Of course, your result likely enhances my view that Sun-like stars are more prolific in having planets even if some fail to survive.

 

[Helio]

My words are catastrophism and chaotic. Origins science today sees the catastrophism and chaos as creating you and I so we can read this report today

Yep, temples come in all sizes.

 

[rod]

Yes, stellar mass may be the better approach. The number of stated masses and the number of star types are about equal to about 500 lyrs., but overall, there are 4352 masses stated for stars, but only 1877 star types.

I'm a little surprised at that given the importance of star types (i.e. temp.).

However, the number of stars with a given radius is about as extensive as the stellar mass. Thus, it shouldn't be that hard to get a reasonable luminosity result, thus eliminating reliance on the limited number of star types. Perhaps I should use star type first then the other two parameters secondarily for HZ determinations.

Is this what you do?

Of course, your result likely enhances my view that Sun-like stars are more prolific in having planets even if some fail to survive.

I use MS ACCESS DB and run MS SQL queries, reports and create charts when needed. The .eu site I refer to shows 4363 exoplanets where the host star has masses provided (thus I could select 0.95 to 1.05 range), quite a bit of the total population where more than 4800 are shown. The query form allows you in MS ACCESS to select other columns and values too or just run MS SQL query, export results to MS Excel

 

[Helio]

I use MS ACCESS DB and run MS SQL queries, reports and create charts when needed. The .eu site I refer to shows 4363 exoplanets where the host star has masses provided (thus I could select 0.95 to 1.05 range), quite a bit of the total population where more than 4800 are shown. The query form allows you in MS ACCESS to select other columns and values too or just run MS SQL query, export results to MS Excel

Right, that's easy enough. To display the exoplanets in the HZ, and allow fudge factors for radii, as well as count all those by star type all in one run is why I wrote the program.

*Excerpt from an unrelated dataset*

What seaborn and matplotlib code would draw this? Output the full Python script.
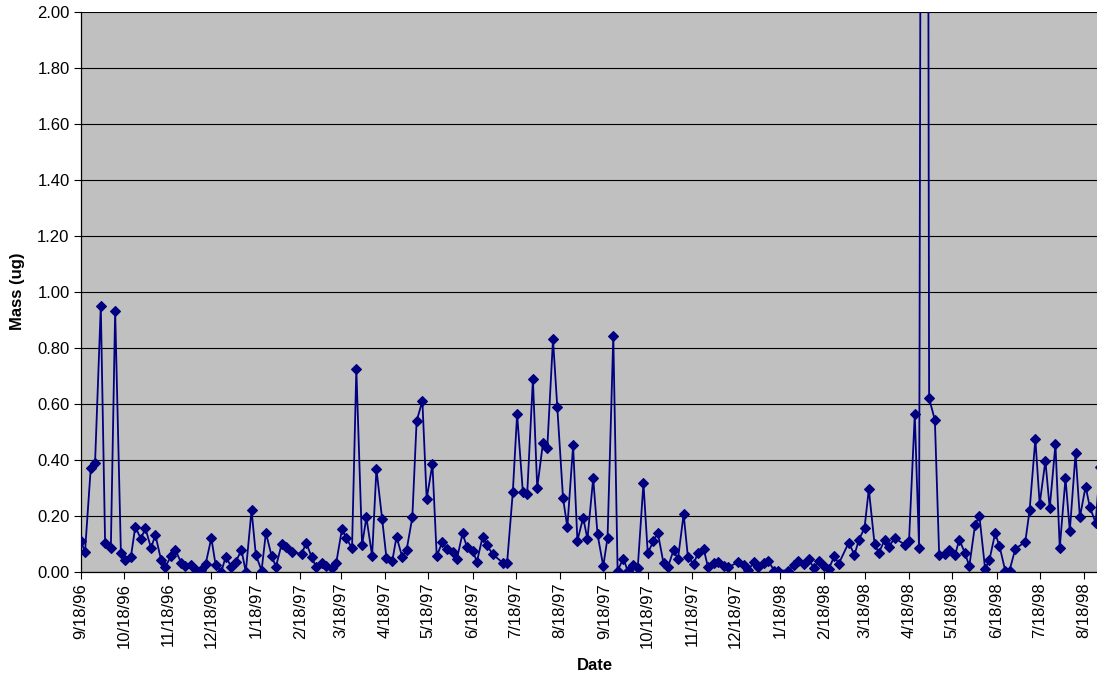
import matplotlib
matplotlib.use("Agg")
import matplotlib.pyplot as plt
import matplotlib.dates as mdates
import seaborn as sns
import pandas as pd

dates = [
    "9/18/96", "9/21/96", "9/25/96", "9/28/96", "10/2/96", "10/5/96", "10/9/96", "10/12/96",
    "10/16/96", "10/19/96", "10/23/96", "10/26/96", "10/30/96", "11/2/96", "11/6/96", "11/9/96",
    "11/13/96", "11/16/96", "11/20/96", "11/23/96", "11/27/96", "11/30/96", "12/4/96", "12/7/96",
    "12/11/96", "12/14/96", "12/18/96", "12/21/96", "12/25/96", "12/28/96", "1/1/97", "1/4/97",
    "1/8/97", "1/11/97", "1/15/97", "1/18/97", "1/22/97", "1/25/97", "1/29/97", "2/1/97",
    "2/5/97", "2/8/97", "2/12/97", "2/19/97", "2/22/97", "2/26/97", "3/1/97", "3/5/97",
    "3/8/97", "3/12/97", "3/15/97", "3/19/97", "3/22/97", "3/26/97", "3/29/97", "4/2/97",
    "4/5/97", "4/9/97", "4/12/97", "4/16/97", "4/19/97", "4/23/97", "4/26/97", "4/30/97",
    "5/3/97", "5/7/97", "5/10/97", "5/14/97", "5/17/97", "5/21/97", "5/24/97", "5/28/97",
    "5/31/97", "6/4/97", "6/7/97", "6/11/97", "6/14/97", "6/18/97", "6/21/97", "6/25/97",
    "6/28/97", "7/2/97", "7/9/97", "7/12/97", "7/16/97", "7/19/97", "7/23/97", "7/26/97",
    "7/30/97", "8/2/97", "8/6/97", "8/9/97", "8/13/97", "8/16/97", "8/20/97", "8/23/97",
    "8/27/97", "8/30/97", "9/3/97", "9/6/97", "9/10/97", "9/13/97", "9/17/97", "9/20/97",
    "9/24/97", "9/27/97", "10/1/97", "10/4/97", "10/8/97", "10/11/97", "10/15/97", "10/18/97",
    "10/22/97", "10/25/97", "10/29/97", "11/1/97", "11/5/97", "11/8/97", "11/12/97", "11/15/97",
    "11/19/97", "11/22/97", "11/26/97", "11/29/97", "12/3/97", "12/6/97", "12/10/97", "12/13/97",
    "12/20/97", "12/24/97", "12/27/97", "12/31/97", "1/3/98", "1/7/98", "1/10/98", "1/14/98",
    "1/17/98", "1/24/98", "1/28/98", "1/31/98", "2/4/98", "2/7/98", "2/11/98", "2/14/98",
    "2/18/98", "2/21/98", "2/25/98", "2/28/98", "3/7/98", "3/11/98", "3/14/98", "3/18/98",
    "3/21/98", "3/25/98", "3/28/98", "4/1/98", "4/4/98", "4/8/98", "4/15/98", "4/18/98",
    "4/22/98", "4/25/98", "4/29/98", "5/2/98", "5/6/98", "5/9/98", "5/13/98", "5/16/98",
    "5/20/98", "5/23/98", "5/27/98", "5/30/98", "6/3/98", "6/6/98", "6/10/98", "6/13/98",
    "6/17/98", "6/20/98", "6/24/98", "6/27/98", "7/1/98", "7/8/98", "7/11/98", "7/15/98",
    "7/18/98", "7/22/98", "7/25/98", "7/29/98", "8/1/98", "8/5/98", "8/8/98", "8/12/98",
    "8/15/98", "8/19/98", "8/22/98", "8/26/98", "8/29/98",
]

mass = [
    0.109, 0.071, 0.370, 0.389, 0.949, 0.102, 0.085, 0.932,
    0.068, 0.042, 0.054, 0.160, 0.117, 0.156, 0.085, 0.131,
    0.042, 0.018, 0.056, 0.077, 0.032, 0.020, 0.024, 0.006,
    0.006, 0.027, 0.120, 0.024, 0.000, 0.054, 0.017, 0.036,
    0.077, 0.000, 0.220, 0.060, 0.004, 0.139, 0.056, 0.018,
    0.099, 0.089, 0.070, 0.063, 0.104, 0.051, 0.016, 0.030,
    0.020, 0.012, 0.032, 0.152, 0.121, 0.083, 0.724, 0.095,
    0.194, 0.057, 0.367, 0.187, 0.048, 0.037, 0.125, 0.052,
    0.077, 0.194, 0.538, 0.610, 0.260, 0.384, 0.056, 0.107,
    0.080, 0.069, 0.044, 0.137, 0.089, 0.075, 0.036, 0.125,
    0.095, 0.062, 0.032, 0.030, 0.284, 0.563, 0.284, 0.276,
    0.687, 0.300, 0.459, 0.441, 0.830, 0.589, 0.262, 0.159,
    0.451, 0.111, 0.193, 0.117, 0.334, 0.134, 0.020, 0.121,
    0.842, 0.004, 0.047, 0.004, 0.024, 0.012, 0.316, 0.066,
    0.110, 0.139, 0.030, 0.016, 0.077, 0.044, 0.205, 0.051,
    0.028, 0.068, 0.080, 0.016, 0.030, 0.034, 0.020, 0.016,
    0.034, 0.024, 0.006, 0.034, 0.016, 0.030, 0.039, 0.004,
    0.004, 0.004, 0.025, 0.039, 0.028, 0.044, 0.012, 0.039,
    0.020, 0.009, 0.056, 0.028, 0.104, 0.060, 0.113, 0.156,
    0.295, 0.098, 0.068, 0.113, 0.090, 0.120, 0.097, 0.110,
    0.562, 0.084, 9.000, 0.619, 0.542, 0.060, 0.065, 0.077,
    0.058, 0.115, 0.066, 0.020, 0.167, 0.200, 0.010, 0.042,
    0.137, 0.092, 0.004, 0.004, 0.081, 0.107, 0.220, 0.474,
    0.242, 0.396, 0.226, 0.455, 0.086, 0.334, 0.145, 0.423,
    0.194, 0.304, 0.230, 0.175, 0.375,
]

y_ticks = [0.0, 0.2, 0.4, 0.6, 0.8, 1.0, 1.2, 1.4, 1.6, 1.8, 2.0]

df = pd.DataFrame({"Date": pd.to_datetime(dates, format="%m/%d/%y"), "Mass": mass})

sns.set_style("white")
plt.rcParams["font.family"] = ["Liberation Sans", "DejaVu Sans"]
plt.rcParams["text.color"] = "black"
plt.rcParams["axes.labelcolor"] = "black"
plt.rcParams["xtick.color"] = "black"
plt.rcParams["ytick.color"] = "black"

W, H = 1097, 681
fig = plt.figure(figsize=(W / 100, H / 100), dpi=100)
left_px, right_px, top_px, bottom_px = 80.7, 1110, 11.7, 571.7
ax = fig.add_axes([left_px / W, 1 - bottom_px / H,
                   (right_px - left_px) / W, (bottom_px - top_px) / H])
ax.set_facecolor("#C0C0C0")

sns.lineplot(data=df, x="Date", y="Mass", ax=ax, color="#000080",
             linewidth=1.3, marker="D", markersize=4.8,
             markeredgecolor="#000080", markerfacecolor="#000080",
             markeredgewidth=0.8, sort=False, estimator=None, zorder=3)

ax.set_ylim(0, 2.0)
ax.set_xlim(pd.Timestamp("1996-09-18"), pd.Timestamp("1998-09-05"))
ax.set_yticks(y_ticks)
ax.yaxis.set_major_formatter(matplotlib.ticker.FormatStrFormatter("%.2f"))
ax.xaxis.set_major_locator(mdates.MonthLocator(bymonthday=18))
ax.xaxis.set_major_formatter(mdates.DateFormatter("%-m/%-d/%y"))
ax.grid(axis="y", color="black", linewidth=0.8, zorder=1)
ax.grid(axis="x", visible=False)
ax.set_axisbelow(True)

for s in ["top", "right"]:
    ax.spines[s].set_visible(False)
for s in ["left", "bottom"]:
    ax.spines[s].set_color("black")
    ax.spines[s].set_linewidth(0.9)

ax.tick_params(axis="x", direction="out", length=5, width=0.8, color="black",
               labelcolor="black", labelsize=12, rotation=90, pad=3, bottom=True)
ax.tick_params(axis="y", direction="out", length=5, width=0.8, color="black",
               labelcolor="black", labelsize=12, pad=3, left=True)
for lbl in ax.get_xticklabels():
    lbl.set_horizontalalignment("center")

ax.set_xlabel("Date", fontsize=12, fontweight="bold", labelpad=7, color="black")
ax.set_ylabel("Mass (ug)", fontsize=12, fontweight="bold", labelpad=9, color="black")

fig.savefig("out.png", dpi=100, facecolor="white")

My next trick is to present on a separate page, for any given date/long/lat, when each system will be visible for the observer. Getting all the steps necessary for that has been a larger enchilada than I've had time for, but I'm getting there.

 

[Pogo]

Makes sense that since most stars are binaries unlike the sun and that would indicate chaotic planetary orbits, so some may be eaten by one of the stars, or some may be ejected, creating rogue planets.

 

[Helio]

Makes sense that since most stars are binaries unlike the sun and that would indicate chaotic planetary orbits, so some may be eaten by one of the stars, or some may be ejected, creating rogue planets.

The binary story is important. Do planets or protoplanets spiral inward more often than tossed outward? I would guess the later for close binaries. Perhaps wider binaries would trigger more inward spiraling.